* [PROMPT] Would you transcribe the listing that follows, character for character, and omit its images?

* [DATA EXCERPT]
================

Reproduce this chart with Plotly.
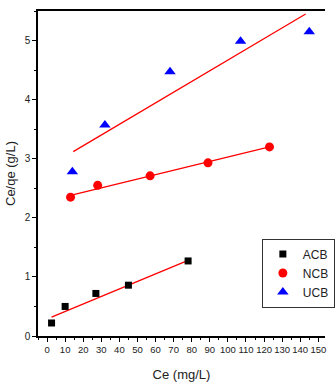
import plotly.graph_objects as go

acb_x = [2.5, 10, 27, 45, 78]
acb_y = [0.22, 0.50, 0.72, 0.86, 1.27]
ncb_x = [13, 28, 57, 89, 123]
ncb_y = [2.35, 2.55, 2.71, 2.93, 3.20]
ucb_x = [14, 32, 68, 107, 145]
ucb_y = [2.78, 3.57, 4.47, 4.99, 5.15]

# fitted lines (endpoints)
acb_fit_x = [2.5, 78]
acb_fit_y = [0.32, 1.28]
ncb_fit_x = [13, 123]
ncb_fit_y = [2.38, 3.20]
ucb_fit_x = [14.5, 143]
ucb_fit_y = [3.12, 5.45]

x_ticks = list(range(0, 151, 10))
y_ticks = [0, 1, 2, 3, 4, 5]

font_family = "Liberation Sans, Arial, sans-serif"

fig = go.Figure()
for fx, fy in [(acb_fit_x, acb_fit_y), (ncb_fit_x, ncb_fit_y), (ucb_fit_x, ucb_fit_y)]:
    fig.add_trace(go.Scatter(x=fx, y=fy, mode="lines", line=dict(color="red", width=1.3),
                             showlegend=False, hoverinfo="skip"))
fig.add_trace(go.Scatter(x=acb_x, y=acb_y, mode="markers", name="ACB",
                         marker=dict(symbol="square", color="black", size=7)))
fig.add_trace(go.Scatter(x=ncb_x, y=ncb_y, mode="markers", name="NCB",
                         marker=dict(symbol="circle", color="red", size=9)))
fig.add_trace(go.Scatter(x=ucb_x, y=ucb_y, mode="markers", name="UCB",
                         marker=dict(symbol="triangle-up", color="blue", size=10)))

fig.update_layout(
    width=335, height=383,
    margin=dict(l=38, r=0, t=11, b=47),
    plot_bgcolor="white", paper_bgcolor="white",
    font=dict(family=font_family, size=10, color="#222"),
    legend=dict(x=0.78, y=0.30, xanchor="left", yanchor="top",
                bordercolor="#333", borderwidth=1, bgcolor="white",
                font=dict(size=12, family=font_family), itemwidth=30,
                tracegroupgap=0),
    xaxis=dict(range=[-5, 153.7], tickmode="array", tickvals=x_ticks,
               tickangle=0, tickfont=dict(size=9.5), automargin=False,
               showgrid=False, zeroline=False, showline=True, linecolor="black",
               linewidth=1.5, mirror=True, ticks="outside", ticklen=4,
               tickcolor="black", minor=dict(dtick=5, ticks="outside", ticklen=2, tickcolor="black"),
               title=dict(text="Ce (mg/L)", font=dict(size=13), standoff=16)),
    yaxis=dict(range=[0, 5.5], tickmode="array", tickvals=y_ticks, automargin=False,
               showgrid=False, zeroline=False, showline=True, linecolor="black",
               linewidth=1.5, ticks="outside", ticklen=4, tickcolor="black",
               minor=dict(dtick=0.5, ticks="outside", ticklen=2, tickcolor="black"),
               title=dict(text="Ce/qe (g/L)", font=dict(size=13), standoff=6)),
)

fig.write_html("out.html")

================

* [WRITTEN ANSWER]
Reproduce this chart with Plotly.
import plotly.graph_objects as go

acb_x = [2.5, 10, 27, 45, 78]
acb_y = [0.22, 0.50, 0.72, 0.86, 1.27]
ncb_x = [13, 28, 57, 89, 123]
ncb_y = [2.35, 2.55, 2.71, 2.93, 3.20]
ucb_x = [14, 32, 68, 107, 145]
ucb_y = [2.78, 3.57, 4.47, 4.99, 5.15]

# fitted lines (endpoints)
acb_fit_x = [2.5, 78]
acb_fit_y = [0.32, 1.28]
ncb_fit_x = [13, 123]
ncb_fit_y = [2.38, 3.20]
ucb_fit_x = [14.5, 143]
ucb_fit_y = [3.12, 5.45]

x_ticks = list(range(0, 151, 10))
y_ticks = [0, 1, 2, 3, 4, 5]

font_family = "Liberation Sans, Arial, sans-serif"

fig = go.Figure()
for fx, fy in [(acb_fit_x, acb_fit_y), (ncb_fit_x, ncb_fit_y), (ucb_fit_x, ucb_fit_y)]:
    fig.add_trace(go.Scatter(x=fx, y=fy, mode="lines", line=dict(color="red", width=1.3),
                             showlegend=False, hoverinfo="skip"))
fig.add_trace(go.Scatter(x=acb_x, y=acb_y, mode="markers", name="ACB",
                         marker=dict(symbol="square", color="black", size=7)))
fig.add_trace(go.Scatter(x=ncb_x, y=ncb_y, mode="markers", name="NCB",
                         marker=dict(symbol="circle", color="red", size=9)))
fig.add_trace(go.Scatter(x=ucb_x, y=ucb_y, mode="markers", name="UCB",
                         marker=dict(symbol="triangle-up", color="blue", size=10)))

fig.update_layout(
    width=335, height=383,
    margin=dict(l=38, r=0, t=11, b=47),
    plot_bgcolor="white", paper_bgcolor="white",
    font=dict(family=font_family, size=10, color="#222"),
    legend=dict(x=0.78, y=0.30, xanchor="left", yanchor="top",
                bordercolor="#333", borderwidth=1, bgcolor="white",
                font=dict(size=12, family=font_family), itemwidth=30,
                tracegroupgap=0),
    xaxis=dict(range=[-5, 153.7], tickmode="array", tickvals=x_ticks,
               tickangle=0, tickfont=dict(size=9.5), automargin=False,
               showgrid=False, zeroline=False, showline=True, linecolor="black",
               linewidth=1.5, mirror=True, ticks="outside", ticklen=4,
               tickcolor="black", minor=dict(dtick=5, ticks="outside", ticklen=2, tickcolor="black"),
               title=dict(text="Ce (mg/L)", font=dict(size=13), standoff=16)),
    yaxis=dict(range=[0, 5.5], tickmode="array", tickvals=y_ticks, automargin=False,
               showgrid=False, zeroline=False, showline=True, linecolor="black",
               linewidth=1.5, ticks="outside", ticklen=4, tickcolor="black",
               minor=dict(dtick=0.5, ticks="outside", ticklen=2, tickcolor="black"),
               title=dict(text="Ce/qe (g/L)", font=dict(size=13), standoff=6)),
)

fig.write_html("out.html")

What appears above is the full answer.